= Dataset excerpt =
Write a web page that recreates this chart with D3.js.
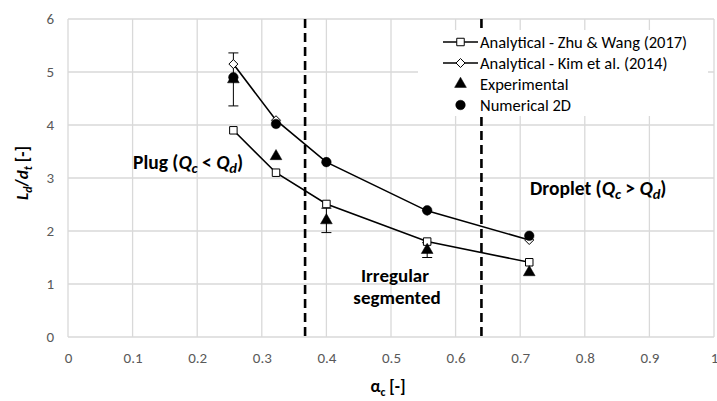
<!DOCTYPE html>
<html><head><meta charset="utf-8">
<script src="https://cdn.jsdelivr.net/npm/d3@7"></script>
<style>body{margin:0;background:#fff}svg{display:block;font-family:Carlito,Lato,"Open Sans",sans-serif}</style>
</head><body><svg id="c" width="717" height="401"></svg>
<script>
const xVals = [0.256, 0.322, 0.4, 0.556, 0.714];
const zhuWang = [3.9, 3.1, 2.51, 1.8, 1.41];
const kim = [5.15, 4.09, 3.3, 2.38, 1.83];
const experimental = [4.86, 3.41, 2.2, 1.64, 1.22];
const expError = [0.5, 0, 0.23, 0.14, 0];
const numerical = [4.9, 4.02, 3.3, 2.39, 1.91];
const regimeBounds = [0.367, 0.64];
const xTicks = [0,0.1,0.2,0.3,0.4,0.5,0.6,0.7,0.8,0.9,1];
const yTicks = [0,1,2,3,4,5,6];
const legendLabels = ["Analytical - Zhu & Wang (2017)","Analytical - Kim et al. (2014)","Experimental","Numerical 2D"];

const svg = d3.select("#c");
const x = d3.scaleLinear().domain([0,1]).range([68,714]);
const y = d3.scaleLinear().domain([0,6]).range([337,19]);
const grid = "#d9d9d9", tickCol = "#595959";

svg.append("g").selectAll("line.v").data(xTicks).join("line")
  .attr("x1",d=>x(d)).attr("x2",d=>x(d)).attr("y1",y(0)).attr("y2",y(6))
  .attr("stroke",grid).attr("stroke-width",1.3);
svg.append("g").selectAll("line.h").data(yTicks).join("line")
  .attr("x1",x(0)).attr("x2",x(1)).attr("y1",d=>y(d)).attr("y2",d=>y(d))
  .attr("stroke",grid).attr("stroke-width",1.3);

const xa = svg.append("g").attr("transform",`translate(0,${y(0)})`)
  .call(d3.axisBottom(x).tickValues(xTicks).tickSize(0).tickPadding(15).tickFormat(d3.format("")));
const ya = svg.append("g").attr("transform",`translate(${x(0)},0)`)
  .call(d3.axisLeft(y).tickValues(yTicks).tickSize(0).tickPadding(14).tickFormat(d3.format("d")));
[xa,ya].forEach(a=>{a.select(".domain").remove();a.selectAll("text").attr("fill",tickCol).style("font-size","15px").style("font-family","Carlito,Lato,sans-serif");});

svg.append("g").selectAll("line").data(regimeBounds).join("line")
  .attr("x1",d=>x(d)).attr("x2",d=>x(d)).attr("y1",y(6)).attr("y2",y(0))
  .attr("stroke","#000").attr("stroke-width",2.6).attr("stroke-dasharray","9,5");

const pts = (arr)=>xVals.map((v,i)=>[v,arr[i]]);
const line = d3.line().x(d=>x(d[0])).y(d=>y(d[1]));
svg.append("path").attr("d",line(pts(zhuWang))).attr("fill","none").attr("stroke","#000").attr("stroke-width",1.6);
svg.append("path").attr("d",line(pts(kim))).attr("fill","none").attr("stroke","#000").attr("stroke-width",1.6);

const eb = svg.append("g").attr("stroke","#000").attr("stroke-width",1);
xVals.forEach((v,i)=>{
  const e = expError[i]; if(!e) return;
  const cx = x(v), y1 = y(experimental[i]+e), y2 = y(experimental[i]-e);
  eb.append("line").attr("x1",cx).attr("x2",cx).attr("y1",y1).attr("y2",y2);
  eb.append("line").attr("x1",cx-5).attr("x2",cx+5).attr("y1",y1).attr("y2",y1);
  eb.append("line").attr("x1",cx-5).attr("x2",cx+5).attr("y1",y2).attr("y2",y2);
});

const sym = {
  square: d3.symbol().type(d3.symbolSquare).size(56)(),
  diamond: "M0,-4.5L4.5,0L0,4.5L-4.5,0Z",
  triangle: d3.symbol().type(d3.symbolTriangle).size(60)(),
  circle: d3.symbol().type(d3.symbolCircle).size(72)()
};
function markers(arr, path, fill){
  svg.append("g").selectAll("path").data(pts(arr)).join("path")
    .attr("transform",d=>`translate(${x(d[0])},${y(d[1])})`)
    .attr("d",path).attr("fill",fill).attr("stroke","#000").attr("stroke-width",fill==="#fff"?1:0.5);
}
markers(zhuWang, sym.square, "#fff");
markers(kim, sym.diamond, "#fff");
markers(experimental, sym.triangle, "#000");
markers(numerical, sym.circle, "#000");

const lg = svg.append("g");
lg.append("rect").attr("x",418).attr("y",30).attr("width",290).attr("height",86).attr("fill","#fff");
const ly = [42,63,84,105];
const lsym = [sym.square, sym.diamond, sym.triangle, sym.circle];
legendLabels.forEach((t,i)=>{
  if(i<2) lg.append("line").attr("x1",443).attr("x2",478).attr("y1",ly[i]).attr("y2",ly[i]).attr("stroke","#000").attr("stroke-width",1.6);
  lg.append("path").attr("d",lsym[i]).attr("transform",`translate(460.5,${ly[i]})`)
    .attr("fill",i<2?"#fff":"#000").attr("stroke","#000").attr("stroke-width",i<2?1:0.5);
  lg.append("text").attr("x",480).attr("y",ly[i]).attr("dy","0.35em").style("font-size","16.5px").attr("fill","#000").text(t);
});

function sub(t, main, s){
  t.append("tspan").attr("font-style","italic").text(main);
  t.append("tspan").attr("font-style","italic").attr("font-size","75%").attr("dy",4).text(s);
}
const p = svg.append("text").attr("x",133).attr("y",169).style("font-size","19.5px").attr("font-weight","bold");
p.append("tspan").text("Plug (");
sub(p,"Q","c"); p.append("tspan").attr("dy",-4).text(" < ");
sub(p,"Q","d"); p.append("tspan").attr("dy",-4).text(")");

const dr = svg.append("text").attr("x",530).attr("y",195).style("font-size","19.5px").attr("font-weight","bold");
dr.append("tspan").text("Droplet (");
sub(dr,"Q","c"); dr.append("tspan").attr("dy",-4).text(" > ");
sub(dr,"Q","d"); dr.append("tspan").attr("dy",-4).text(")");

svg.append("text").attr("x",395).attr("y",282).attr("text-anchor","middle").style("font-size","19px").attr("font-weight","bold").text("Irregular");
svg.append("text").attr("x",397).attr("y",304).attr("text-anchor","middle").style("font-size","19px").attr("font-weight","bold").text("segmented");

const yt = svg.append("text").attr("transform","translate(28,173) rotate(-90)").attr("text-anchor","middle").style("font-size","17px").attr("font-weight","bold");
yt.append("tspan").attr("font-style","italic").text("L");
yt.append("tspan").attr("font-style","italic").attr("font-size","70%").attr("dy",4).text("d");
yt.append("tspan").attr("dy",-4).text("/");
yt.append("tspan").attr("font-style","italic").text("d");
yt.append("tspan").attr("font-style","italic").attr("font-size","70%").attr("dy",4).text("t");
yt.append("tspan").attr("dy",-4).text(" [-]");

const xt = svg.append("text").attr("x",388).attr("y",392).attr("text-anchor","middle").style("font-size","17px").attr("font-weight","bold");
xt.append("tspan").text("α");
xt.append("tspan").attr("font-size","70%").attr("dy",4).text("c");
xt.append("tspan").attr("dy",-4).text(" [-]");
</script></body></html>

= Your instructions =
Exclude the pictures. Write out the remaining data exactly.

= Exercise response =
Write a web page that recreates this chart with D3.js.
<!DOCTYPE html>
<html><head><meta charset="utf-8">
<script src="https://cdn.jsdelivr.net/npm/d3@7"></script>
<style>body{margin:0;background:#fff}svg{display:block;font-family:Carlito,Lato,"Open Sans",sans-serif}</style>
</head><body><svg id="c" width="717" height="401"></svg>
<script>
const xVals = [0.256, 0.322, 0.4, 0.556, 0.714];
const zhuWang = [3.9, 3.1, 2.51, 1.8, 1.41];
const kim = [5.15, 4.09, 3.3, 2.38, 1.83];
const experimental = [4.86, 3.41, 2.2, 1.64, 1.22];
const expError = [0.5, 0, 0.23, 0.14, 0];
const numerical = [4.9, 4.02, 3.3, 2.39, 1.91];
const regimeBounds = [0.367, 0.64];
const xTicks = [0,0.1,0.2,0.3,0.4,0.5,0.6,0.7,0.8,0.9,1];
const yTicks = [0,1,2,3,4,5,6];
const legendLabels = ["Analytical - Zhu & Wang (2017)","Analytical - Kim et al. (2014)","Experimental","Numerical 2D"];

const svg = d3.select("#c");
const x = d3.scaleLinear().domain([0,1]).range([68,714]);
const y = d3.scaleLinear().domain([0,6]).range([337,19]);
const grid = "#d9d9d9", tickCol = "#595959";

svg.append("g").selectAll("line.v").data(xTicks).join("line")
  .attr("x1",d=>x(d)).attr("x2",d=>x(d)).attr("y1",y(0)).attr("y2",y(6))
  .attr("stroke",grid).attr("stroke-width",1.3);
svg.append("g").selectAll("line.h").data(yTicks).join("line")
  .attr("x1",x(0)).attr("x2",x(1)).attr("y1",d=>y(d)).attr("y2",d=>y(d))
  .attr("stroke",grid).attr("stroke-width",1.3);

const xa = svg.append("g").attr("transform",`translate(0,${y(0)})`)
  .call(d3.axisBottom(x).tickValues(xTicks).tickSize(0).tickPadding(15).tickFormat(d3.format("")));
const ya = svg.append("g").attr("transform",`translate(${x(0)},0)`)
  .call(d3.axisLeft(y).tickValues(yTicks).tickSize(0).tickPadding(14).tickFormat(d3.format("d")));
[xa,ya].forEach(a=>{a.select(".domain").remove();a.selectAll("text").attr("fill",tickCol).style("font-size","15px").style("font-family","Carlito,Lato,sans-serif");});

svg.append("g").selectAll("line").data(regimeBounds).join("line")
  .attr("x1",d=>x(d)).attr("x2",d=>x(d)).attr("y1",y(6)).attr("y2",y(0))
  .attr("stroke","#000").attr("stroke-width",2.6).attr("stroke-dasharray","9,5");

const pts = (arr)=>xVals.map((v,i)=>[v,arr[i]]);
const line = d3.line().x(d=>x(d[0])).y(d=>y(d[1]));
svg.append("path").attr("d",line(pts(zhuWang))).attr("fill","none").attr("stroke","#000").attr("stroke-width",1.6);
svg.append("path").attr("d",line(pts(kim))).attr("fill","none").attr("stroke","#000").attr("stroke-width",1.6);

const eb = svg.append("g").attr("stroke","#000").attr("stroke-width",1);
xVals.forEach((v,i)=>{
  const e = expError[i]; if(!e) return;
  const cx = x(v), y1 = y(experimental[i]+e), y2 = y(experimental[i]-e);
  eb.append("line").attr("x1",cx).attr("x2",cx).attr("y1",y1).attr("y2",y2);
  eb.append("line").attr("x1",cx-5).attr("x2",cx+5).attr("y1",y1).attr("y2",y1);
  eb.append("line").attr("x1",cx-5).attr("x2",cx+5).attr("y1",y2).attr("y2",y2);
});

const sym = {
  square: d3.symbol().type(d3.symbolSquare).size(56)(),
  diamond: "M0,-4.5L4.5,0L0,4.5L-4.5,0Z",
  triangle: d3.symbol().type(d3.symbolTriangle).size(60)(),
  circle: d3.symbol().type(d3.symbolCircle).size(72)()
};
function markers(arr, path, fill){
  svg.append("g").selectAll("path").data(pts(arr)).join("path")
    .attr("transform",d=>`translate(${x(d[0])},${y(d[1])})`)
    .attr("d",path).attr("fill",fill).attr("stroke","#000").attr("stroke-width",fill==="#fff"?1:0.5);
}
markers(zhuWang, sym.square, "#fff");
markers(kim, sym.diamond, "#fff");
markers(experimental, sym.triangle, "#000");
markers(numerical, sym.circle, "#000");

const lg = svg.append("g");
lg.append("rect").attr("x",418).attr("y",30).attr("width",290).attr("height",86).attr("fill","#fff");
const ly = [42,63,84,105];
const lsym = [sym.square, sym.diamond, sym.triangle, sym.circle];
legendLabels.forEach((t,i)=>{
  if(i<2) lg.append("line").attr("x1",443).attr("x2",478).attr("y1",ly[i]).attr("y2",ly[i]).attr("stroke","#000").attr("stroke-width",1.6);
  lg.append("path").attr("d",lsym[i]).attr("transform",`translate(460.5,${ly[i]})`)
    .attr("fill",i<2?"#fff":"#000").attr("stroke","#000").attr("stroke-width",i<2?1:0.5);
  lg.append("text").attr("x",480).attr("y",ly[i]).attr("dy","0.35em").style("font-size","16.5px").attr("fill","#000").text(t);
});

function sub(t, main, s){
  t.append("tspan").attr("font-style","italic").text(main);
  t.append("tspan").attr("font-style","italic").attr("font-size","75%").attr("dy",4).text(s);
}
const p = svg.append("text").attr("x",133).attr("y",169).style("font-size","19.5px").attr("font-weight","bold");
p.append("tspan").text("Plug (");
sub(p,"Q","c"); p.append("tspan").attr("dy",-4).text(" < ");
sub(p,"Q","d"); p.append("tspan").attr("dy",-4).text(")");

const dr = svg.append("text").attr("x",530).attr("y",195).style("font-size","19.5px").attr("font-weight","bold");
dr.append("tspan").text("Droplet (");
sub(dr,"Q","c"); dr.append("tspan").attr("dy",-4).text(" > ");
sub(dr,"Q","d"); dr.append("tspan").attr("dy",-4).text(")");

svg.append("text").attr("x",395).attr("y",282).attr("text-anchor","middle").style("font-size","19px").attr("font-weight","bold").text("Irregular");
svg.append("text").attr("x",397).attr("y",304).attr("text-anchor","middle").style("font-size","19px").attr("font-weight","bold").text("segmented");

const yt = svg.append("text").attr("transform","translate(28,173) rotate(-90)").attr("text-anchor","middle").style("font-size","17px").attr("font-weight","bold");
yt.append("tspan").attr("font-style","italic").text("L");
yt.append("tspan").attr("font-style","italic").attr("font-size","70%").attr("dy",4).text("d");
yt.append("tspan").attr("dy",-4).text("/");
yt.append("tspan").attr("font-style","italic").text("d");
yt.append("tspan").attr("font-style","italic").attr("font-size","70%").attr("dy",4).text("t");
yt.append("tspan").attr("dy",-4).text(" [-]");

const xt = svg.append("text").attr("x",388).attr("y",392).attr("text-anchor","middle").style("font-size","17px").attr("font-weight","bold");
xt.append("tspan").text("α");
xt.append("tspan").attr("font-size","70%").attr("dy",4).text("c");
xt.append("tspan").attr("dy",-4).text(" [-]");
</script></body></html>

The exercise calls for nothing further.